# The Stilt Hall, Kuala Lumpur, Malaysia, January 2015



## HughieD (Jan 26, 2016)

Last time I visited KL just under a year ago with work I had a bit of time on my hands so I got around a few places. This time time was tighter and things have moved on fast in the Malaysian Capital. One house I'd noticed that time and was on my list to visit had been demo'ed and building work was moving on at a pace at a number of places. Even the gateway to Pudu Prison had been done-up and incorporated into a new development.

So this was my only explore. I stumbled upon this place having been up to the aviary in the Lake Gardens area. It was just next to the road and clearly had been abandoned for some time. No history on the place at all and not even clear what its previous use may have been. Any how here's the pictures. 


img3432 by HughieDW, on Flickr


img3433 by HughieDW, on Flickr


img3434 by HughieDW, on Flickr


img3435 by HughieDW, on Flickr


img3437 by HughieDW, on Flickr


img3439 by HughieDW, on Flickr


img3440 by HughieDW, on Flickr


img3443 by HughieDW, on Flickr


img3444 by HughieDW, on Flickr


img3445 by HughieDW, on Flickr


img3446 by HughieDW, on Flickr


img3447 by HughieDW, on Flickr


img3449 by HughieDW, on Flickr


img3452 by HughieDW, on Flickr


img3454 by HughieDW, on Flickr


img3456 by HughieDW, on Flickr


----------



## Sam Haltin (Jan 26, 2016)

Nice photographs. Interesting building.


----------



## krela (Jan 27, 2016)

Very nice Hugh!


----------



## Judderman62 (Jan 27, 2016)

very, very nice place and good photos. Thanks for that sir.


----------



## Rubex (Jan 27, 2016)

You must have a really cool job HughieD! You get to travel to all these lovely places  fantastic find and photos.


----------



## flyboys90 (Jan 28, 2016)

Fascinating building.Thanks for showing.


----------



## UrbanX (Jan 28, 2016)

You get about! 
Wonderfully different, thanks for sharing


----------



## HughieD (Jan 29, 2016)

Cheers folks. Tracked it down on Google Maps and still can't find any info on this place.



Rubex said:


> You must have a really cool job HughieD! You get to travel to all these lovely places  fantastic find and photos.



Thank you Rubex.

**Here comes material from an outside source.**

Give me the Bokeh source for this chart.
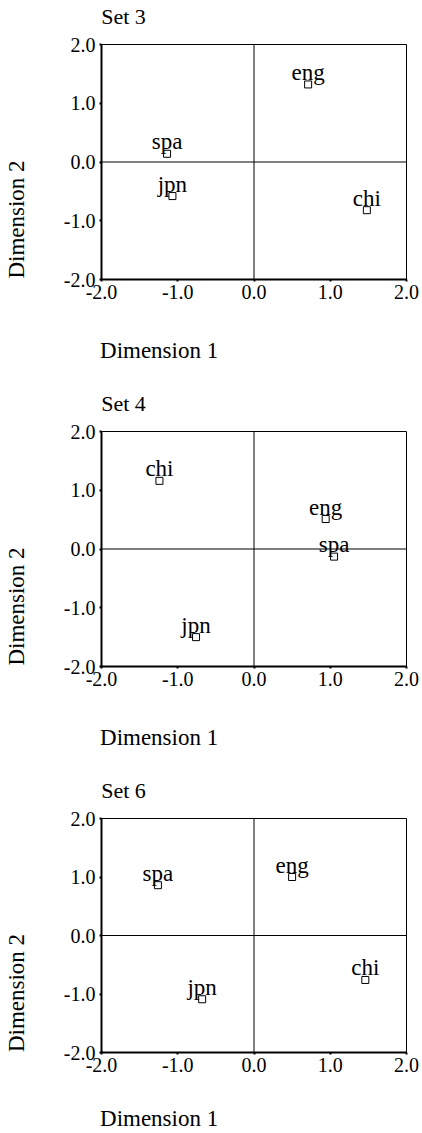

Ha ha...well - it has it's moments so you have to embrace them!



UrbanX said:


> You get about!
> Wonderfully different, thanks for sharing



Cheers UrbanX. Tis a bit innit?


----------



## Trinpaul (Feb 6, 2016)

A very nice building, you can see how the colonial style is very similar from Malaysia to Trinidad


----------